On Saturday, US law enforcement officers killed 37-year-old American citizen Alex Pretti, a registered nurse working in the intensive care unit at the Minneapolis VA Health Care System, which serves veterans.

It was the second fatal shooting this month involving federal agents in Minneapolis during the aggressive immigration crackdown by the administration of US President Donald Trump.

After the incident, the US Department of Homeland Security (DHS) released an image of a firearm, which Trump claimed was “the gunman’s gun” in a social media post.

The victim had two magazines of ammunition and no ID, the DHS further alleged. Border Patrol officers attempted to disarm the armed man who had approached them, and an agent fired defensive shots when he “violently resisted.”

Meanwhile, Border Patrol Commander-at-Large Gregory Bovino claimed that the victim was trying “to do maximum damage and massacre law enforcement.”

Other US officials labeled Pretti a “domestic terrorist,” without providing any evidence.

Pretti’s parents, however, denounced the Trump administration’s “sickening lies” about their son and rejected its account of how the shooting unfolded.

They said in a statement that videos showed their son was not holding a gun when he was tackled by federal agents. Instead, they added, Alex was holding his phone with one hand and using the other to shield a woman who was being pepper-sprayed.

“Alex is clearly not holding a gun when attacked by Trump’s murdering and cowardly ICE (Immigration and Customs Enforcement) thugs. He has his phone in his right hand, and his empty left hand is raised above his head while trying to protect the woman ICE just pushed down, all while being pepper-sprayed,” the statement read.

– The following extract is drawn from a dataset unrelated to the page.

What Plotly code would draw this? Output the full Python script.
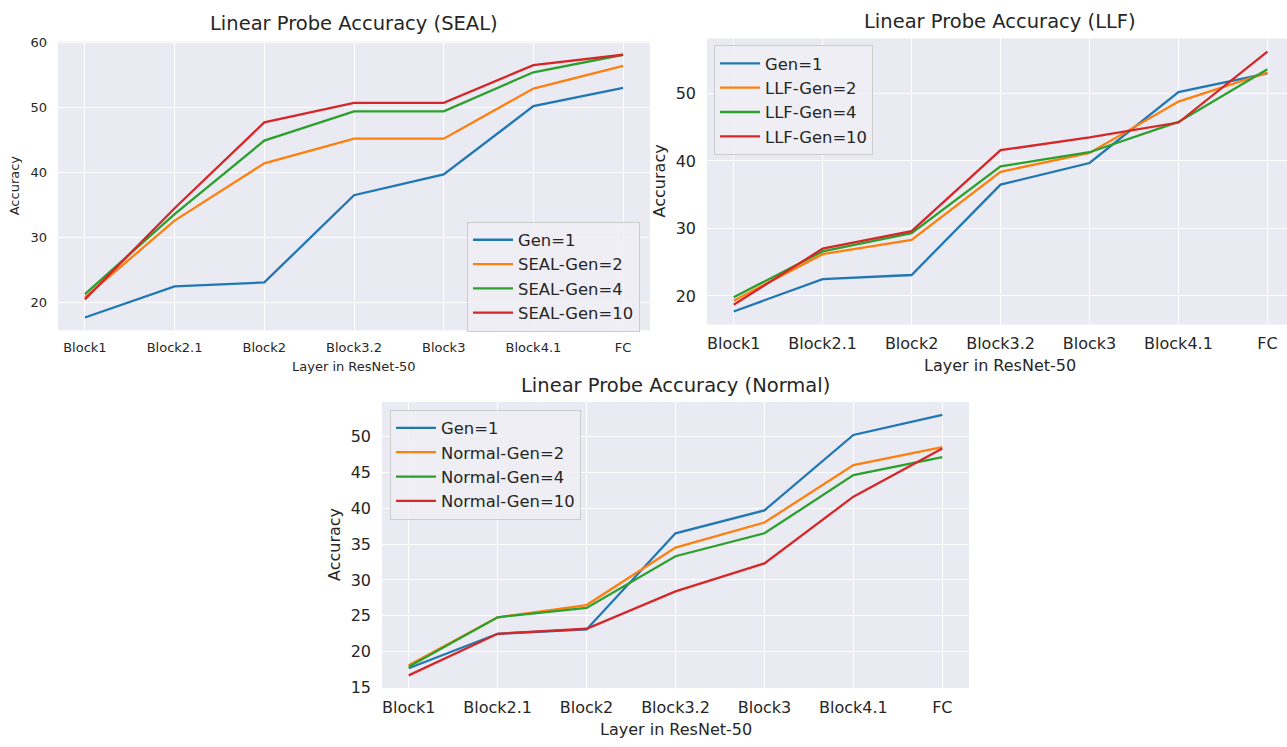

Pretti’s father told The Associated Press that his son had participated in protests following the killing of Renee Good, a mother of three, by a federal officer in Minneapolis on January 7.

He also described his son as someone who “cared about people deeply, and he was very upset with what was happening in Minneapolis and throughout the United States with ICE, as millions of other people are upset.”

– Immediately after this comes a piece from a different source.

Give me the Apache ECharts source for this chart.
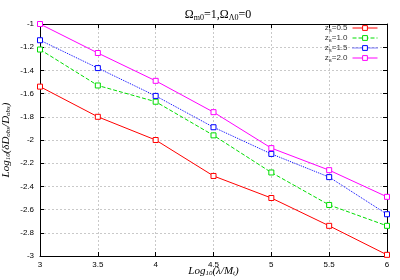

Minnesota Senator Tina Smith condemned federal agents after the killing of the Minneapolis nurse.

An unnamed witness to Saturday’s shooting said Pretti was shot after trying to help a woman who had been pepper-sprayed, noting that he did not resist or reach for a gun.

“I have read the statement from DHS about what happened, and it is wrong. The man did not approach the agents with a gun. He approached them with a camera,” the witness emphasized.

“I didn’t see him touch any of them–he wasn’t even turned toward them. It didn’t look like he was trying to resist, just trying to help the woman up. I didn’t see him with a gun.”

Dmitri Drekonja, who worked with Pretti, said, “to those of us who know him, it's galling and enraging” to hear the way officials are portraying Pretti.

“I don't understand how you can put a label on someone like that without talking to anyone who knew him. ... They seem to be dropping that out there out of absolutely nothing,” Drekonja added.